> [Written request]:
Retype these lines and no others: the line holding "Emit a Python", the line holding "y_ticks = [-30, -20, -10, 0, 10, 20, 30]", and all lines between them. Pictures stay out.

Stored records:

---

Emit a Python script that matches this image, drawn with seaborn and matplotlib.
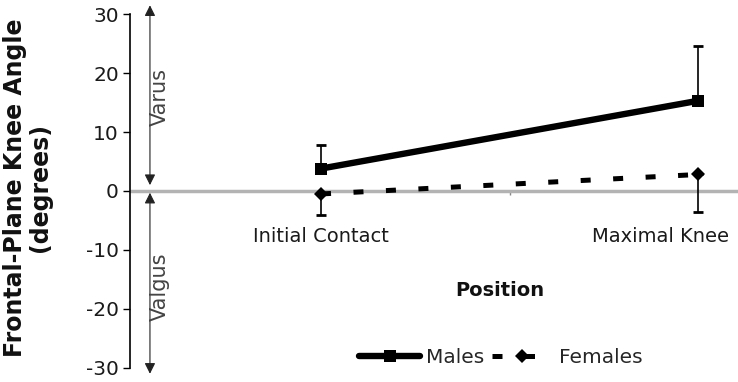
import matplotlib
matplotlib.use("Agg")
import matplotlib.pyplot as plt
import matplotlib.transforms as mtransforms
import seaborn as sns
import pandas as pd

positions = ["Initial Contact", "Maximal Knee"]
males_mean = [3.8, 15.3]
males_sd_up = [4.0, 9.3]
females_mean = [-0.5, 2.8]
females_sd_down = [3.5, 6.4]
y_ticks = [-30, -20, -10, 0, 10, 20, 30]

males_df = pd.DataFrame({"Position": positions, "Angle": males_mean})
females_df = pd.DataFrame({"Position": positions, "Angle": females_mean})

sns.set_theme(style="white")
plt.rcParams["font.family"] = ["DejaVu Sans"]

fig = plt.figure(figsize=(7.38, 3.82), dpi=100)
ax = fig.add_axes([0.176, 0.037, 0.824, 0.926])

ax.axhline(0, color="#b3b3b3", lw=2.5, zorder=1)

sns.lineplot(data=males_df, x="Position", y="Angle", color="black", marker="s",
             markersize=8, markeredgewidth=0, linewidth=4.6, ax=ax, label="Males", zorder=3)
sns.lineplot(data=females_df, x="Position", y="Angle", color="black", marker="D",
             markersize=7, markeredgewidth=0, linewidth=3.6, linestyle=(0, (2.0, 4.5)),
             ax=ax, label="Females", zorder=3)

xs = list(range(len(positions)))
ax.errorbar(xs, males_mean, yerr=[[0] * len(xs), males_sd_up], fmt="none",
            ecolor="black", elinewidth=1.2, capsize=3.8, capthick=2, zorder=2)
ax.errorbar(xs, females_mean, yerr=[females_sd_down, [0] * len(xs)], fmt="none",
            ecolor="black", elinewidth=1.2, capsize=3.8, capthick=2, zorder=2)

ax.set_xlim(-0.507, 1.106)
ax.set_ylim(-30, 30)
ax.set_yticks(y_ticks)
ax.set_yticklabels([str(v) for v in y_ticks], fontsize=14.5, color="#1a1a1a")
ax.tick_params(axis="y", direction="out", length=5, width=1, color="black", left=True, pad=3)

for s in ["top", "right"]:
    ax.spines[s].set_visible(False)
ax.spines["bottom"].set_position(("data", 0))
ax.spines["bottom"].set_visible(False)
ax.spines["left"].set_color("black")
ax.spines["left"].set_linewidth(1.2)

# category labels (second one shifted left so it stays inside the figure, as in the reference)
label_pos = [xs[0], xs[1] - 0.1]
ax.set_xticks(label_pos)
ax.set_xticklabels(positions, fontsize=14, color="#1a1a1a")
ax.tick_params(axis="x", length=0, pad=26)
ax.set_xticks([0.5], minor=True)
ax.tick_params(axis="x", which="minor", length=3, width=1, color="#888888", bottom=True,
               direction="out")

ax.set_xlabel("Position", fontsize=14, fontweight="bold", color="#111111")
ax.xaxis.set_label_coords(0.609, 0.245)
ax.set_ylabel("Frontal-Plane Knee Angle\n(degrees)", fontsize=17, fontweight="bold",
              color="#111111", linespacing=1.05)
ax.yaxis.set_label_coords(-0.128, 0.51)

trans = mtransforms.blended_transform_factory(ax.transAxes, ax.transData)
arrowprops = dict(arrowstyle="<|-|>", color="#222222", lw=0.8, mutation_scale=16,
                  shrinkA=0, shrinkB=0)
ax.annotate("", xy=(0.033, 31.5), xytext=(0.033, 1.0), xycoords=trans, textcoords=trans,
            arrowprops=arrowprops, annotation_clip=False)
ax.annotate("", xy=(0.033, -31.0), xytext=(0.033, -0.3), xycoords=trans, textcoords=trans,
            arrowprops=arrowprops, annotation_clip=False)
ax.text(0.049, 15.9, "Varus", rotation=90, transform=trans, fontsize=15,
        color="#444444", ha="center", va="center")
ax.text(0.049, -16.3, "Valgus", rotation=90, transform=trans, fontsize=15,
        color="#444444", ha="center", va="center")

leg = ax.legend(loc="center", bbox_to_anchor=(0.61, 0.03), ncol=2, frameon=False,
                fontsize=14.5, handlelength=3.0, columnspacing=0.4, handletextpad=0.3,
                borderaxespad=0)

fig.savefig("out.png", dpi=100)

---

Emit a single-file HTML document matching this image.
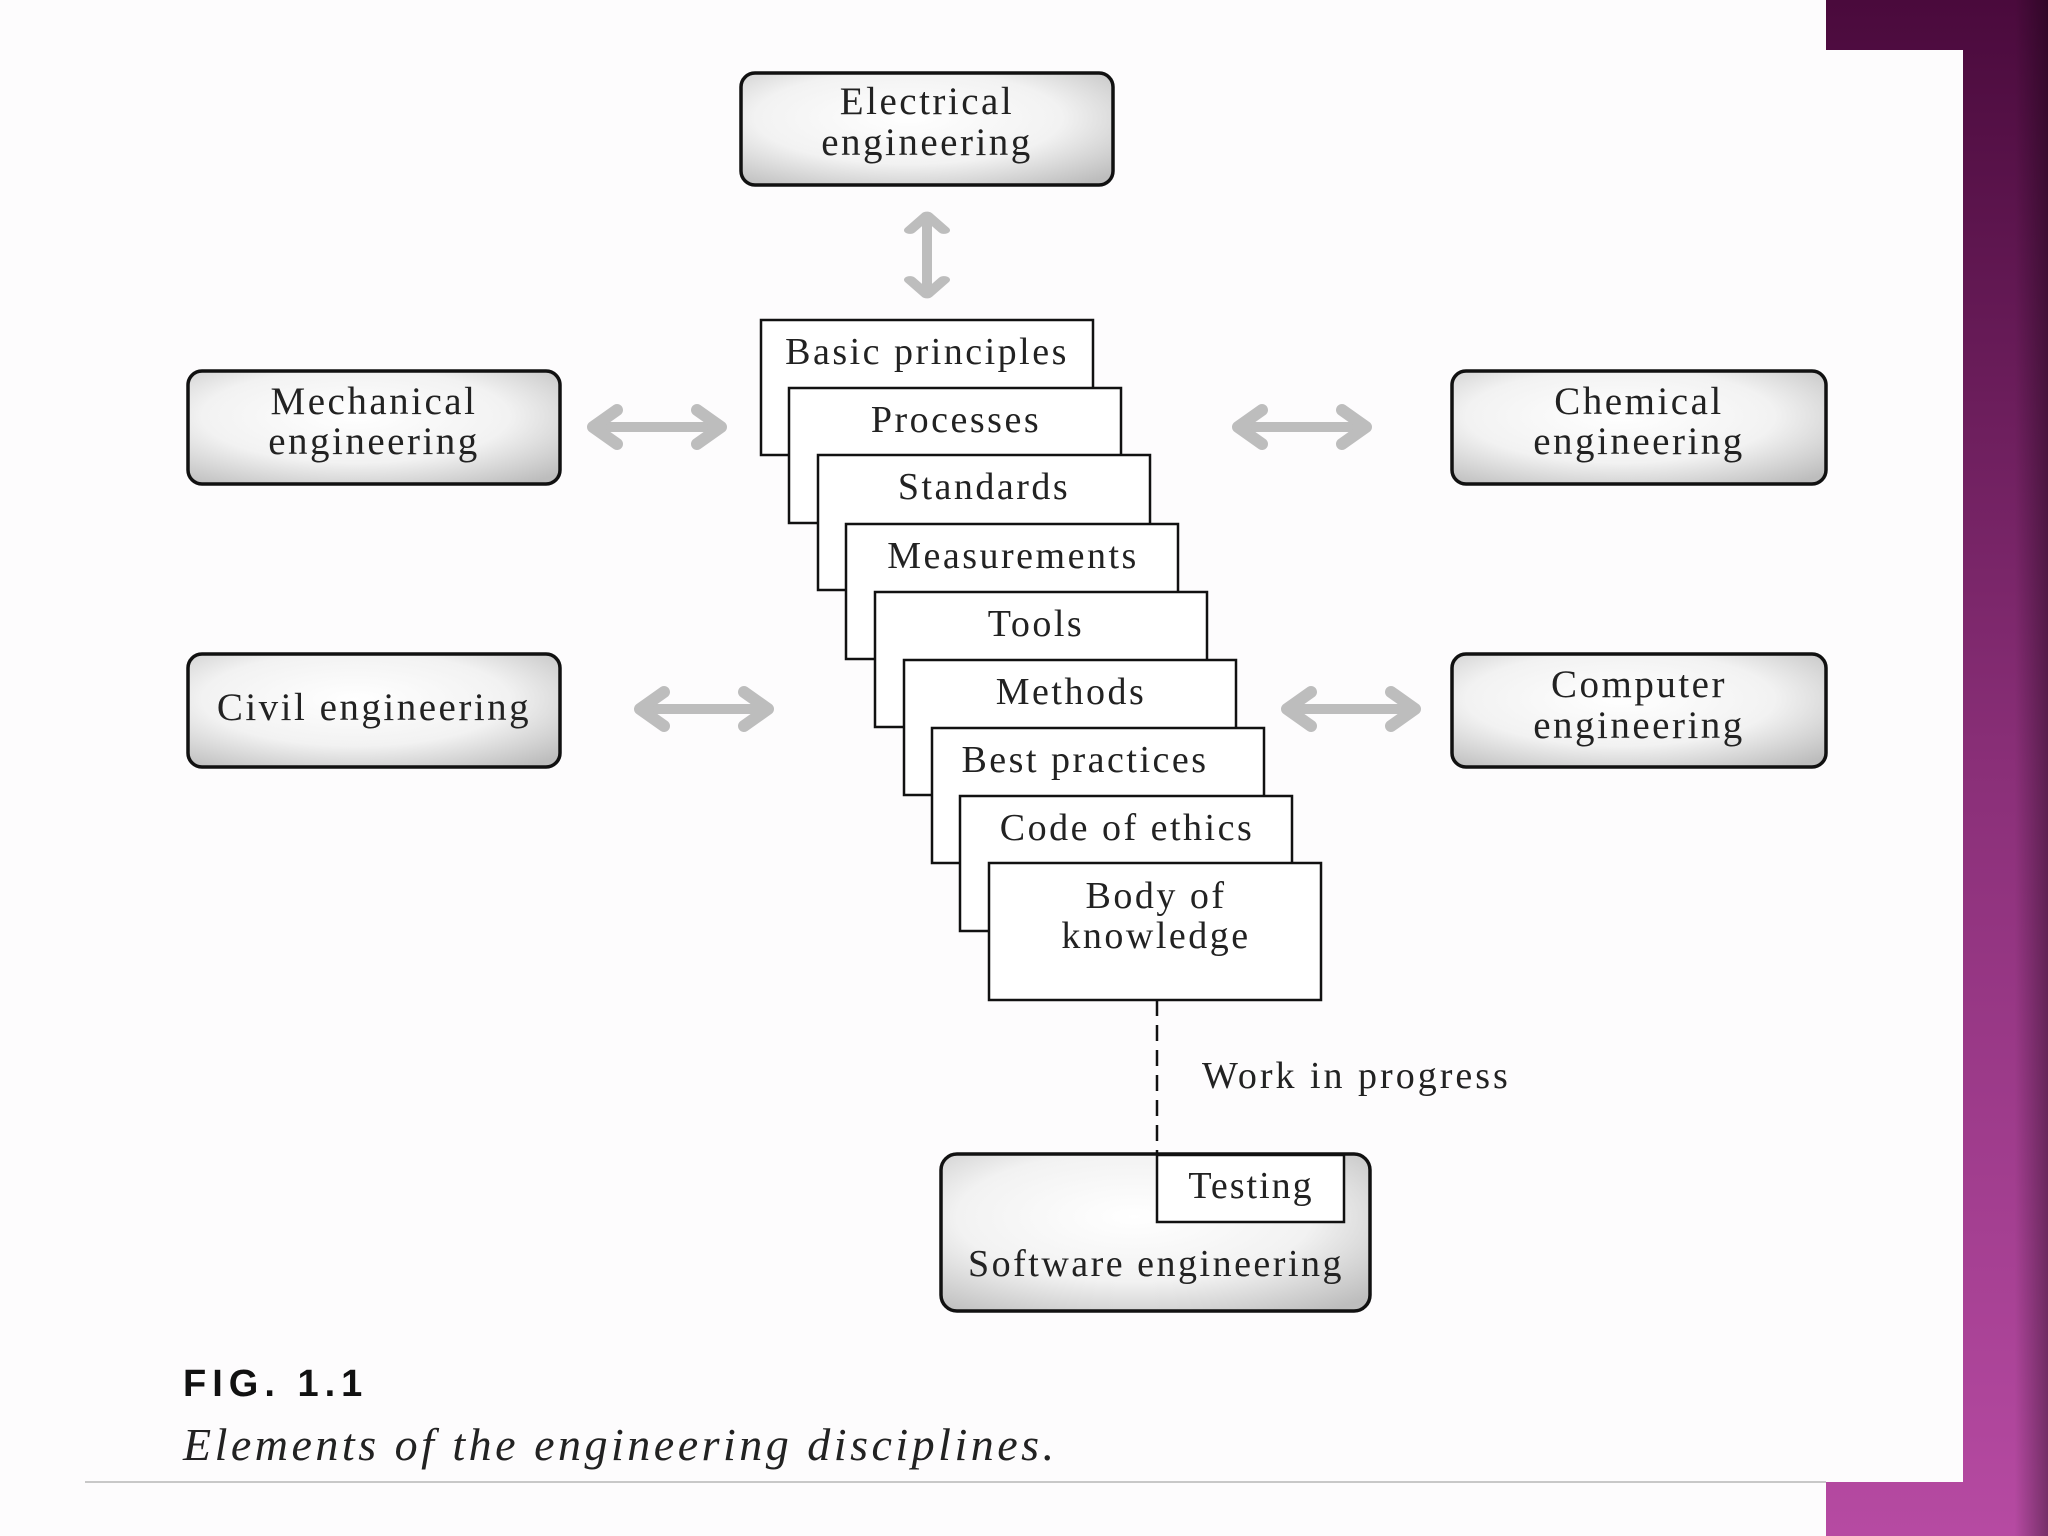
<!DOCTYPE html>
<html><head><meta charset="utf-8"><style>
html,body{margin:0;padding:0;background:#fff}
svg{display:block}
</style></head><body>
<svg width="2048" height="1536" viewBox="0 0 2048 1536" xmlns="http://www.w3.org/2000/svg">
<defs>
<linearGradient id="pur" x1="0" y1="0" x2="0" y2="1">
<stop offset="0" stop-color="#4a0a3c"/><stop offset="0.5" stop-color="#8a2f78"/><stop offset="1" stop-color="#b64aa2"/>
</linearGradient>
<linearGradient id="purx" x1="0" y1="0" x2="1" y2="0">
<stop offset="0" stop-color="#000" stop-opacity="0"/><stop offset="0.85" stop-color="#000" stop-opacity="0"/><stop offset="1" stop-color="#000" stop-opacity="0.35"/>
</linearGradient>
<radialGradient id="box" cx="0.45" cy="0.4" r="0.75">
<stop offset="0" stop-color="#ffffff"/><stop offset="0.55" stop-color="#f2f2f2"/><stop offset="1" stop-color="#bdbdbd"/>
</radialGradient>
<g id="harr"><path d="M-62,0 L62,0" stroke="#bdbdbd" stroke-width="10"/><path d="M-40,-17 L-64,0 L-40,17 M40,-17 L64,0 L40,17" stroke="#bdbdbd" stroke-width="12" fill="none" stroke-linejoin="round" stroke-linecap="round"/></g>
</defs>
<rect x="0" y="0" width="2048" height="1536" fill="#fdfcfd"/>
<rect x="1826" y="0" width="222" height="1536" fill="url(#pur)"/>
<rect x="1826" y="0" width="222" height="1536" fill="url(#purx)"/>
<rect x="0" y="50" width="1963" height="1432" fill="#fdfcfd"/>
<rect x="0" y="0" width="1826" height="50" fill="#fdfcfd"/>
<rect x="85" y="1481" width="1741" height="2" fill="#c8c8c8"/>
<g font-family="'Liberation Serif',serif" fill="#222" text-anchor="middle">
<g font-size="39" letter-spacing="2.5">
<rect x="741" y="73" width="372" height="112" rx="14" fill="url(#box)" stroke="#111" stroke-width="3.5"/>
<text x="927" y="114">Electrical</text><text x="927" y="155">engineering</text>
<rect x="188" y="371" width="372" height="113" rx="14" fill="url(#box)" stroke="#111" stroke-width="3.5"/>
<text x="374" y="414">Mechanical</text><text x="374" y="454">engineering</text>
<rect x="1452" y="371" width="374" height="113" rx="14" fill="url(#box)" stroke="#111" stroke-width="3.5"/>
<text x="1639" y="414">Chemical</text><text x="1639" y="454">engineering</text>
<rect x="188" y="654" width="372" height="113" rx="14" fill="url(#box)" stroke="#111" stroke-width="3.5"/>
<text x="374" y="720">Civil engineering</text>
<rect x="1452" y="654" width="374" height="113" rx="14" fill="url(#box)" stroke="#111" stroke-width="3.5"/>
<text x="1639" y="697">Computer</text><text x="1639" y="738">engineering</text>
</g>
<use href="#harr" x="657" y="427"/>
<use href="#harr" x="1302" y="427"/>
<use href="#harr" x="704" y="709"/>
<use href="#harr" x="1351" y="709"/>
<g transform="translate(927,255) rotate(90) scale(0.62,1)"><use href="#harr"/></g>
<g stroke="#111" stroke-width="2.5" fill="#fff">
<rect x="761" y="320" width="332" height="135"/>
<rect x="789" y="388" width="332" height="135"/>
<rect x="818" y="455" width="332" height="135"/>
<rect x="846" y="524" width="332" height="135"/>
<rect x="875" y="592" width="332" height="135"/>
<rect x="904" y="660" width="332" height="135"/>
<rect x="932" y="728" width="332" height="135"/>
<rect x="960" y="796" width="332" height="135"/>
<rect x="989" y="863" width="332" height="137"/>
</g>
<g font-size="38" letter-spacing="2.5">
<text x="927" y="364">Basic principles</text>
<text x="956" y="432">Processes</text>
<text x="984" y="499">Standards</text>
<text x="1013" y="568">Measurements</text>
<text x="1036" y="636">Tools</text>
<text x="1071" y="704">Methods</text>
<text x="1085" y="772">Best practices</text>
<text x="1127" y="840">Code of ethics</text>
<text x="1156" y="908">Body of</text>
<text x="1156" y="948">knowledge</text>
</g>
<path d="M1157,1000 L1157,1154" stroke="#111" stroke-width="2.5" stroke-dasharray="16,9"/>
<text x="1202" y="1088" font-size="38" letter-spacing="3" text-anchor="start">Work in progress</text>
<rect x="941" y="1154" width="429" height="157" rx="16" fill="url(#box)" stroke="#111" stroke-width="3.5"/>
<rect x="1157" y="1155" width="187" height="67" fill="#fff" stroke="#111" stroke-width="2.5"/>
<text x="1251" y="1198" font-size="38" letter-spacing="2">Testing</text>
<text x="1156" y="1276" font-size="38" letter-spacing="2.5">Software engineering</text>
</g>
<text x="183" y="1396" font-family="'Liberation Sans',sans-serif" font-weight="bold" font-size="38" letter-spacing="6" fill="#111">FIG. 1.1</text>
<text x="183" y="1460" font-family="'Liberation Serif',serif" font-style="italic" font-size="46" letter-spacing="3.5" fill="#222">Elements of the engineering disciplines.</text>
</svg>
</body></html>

---

> [Task response]:
Emit a Python script that matches this image, drawn with seaborn and matplotlib.
import matplotlib
matplotlib.use("Agg")
import matplotlib.pyplot as plt
import matplotlib.transforms as mtransforms
import seaborn as sns
import pandas as pd

positions = ["Initial Contact", "Maximal Knee"]
males_mean = [3.8, 15.3]
males_sd_up = [4.0, 9.3]
females_mean = [-0.5, 2.8]
females_sd_down = [3.5, 6.4]
y_ticks = [-30, -20, -10, 0, 10, 20, 30]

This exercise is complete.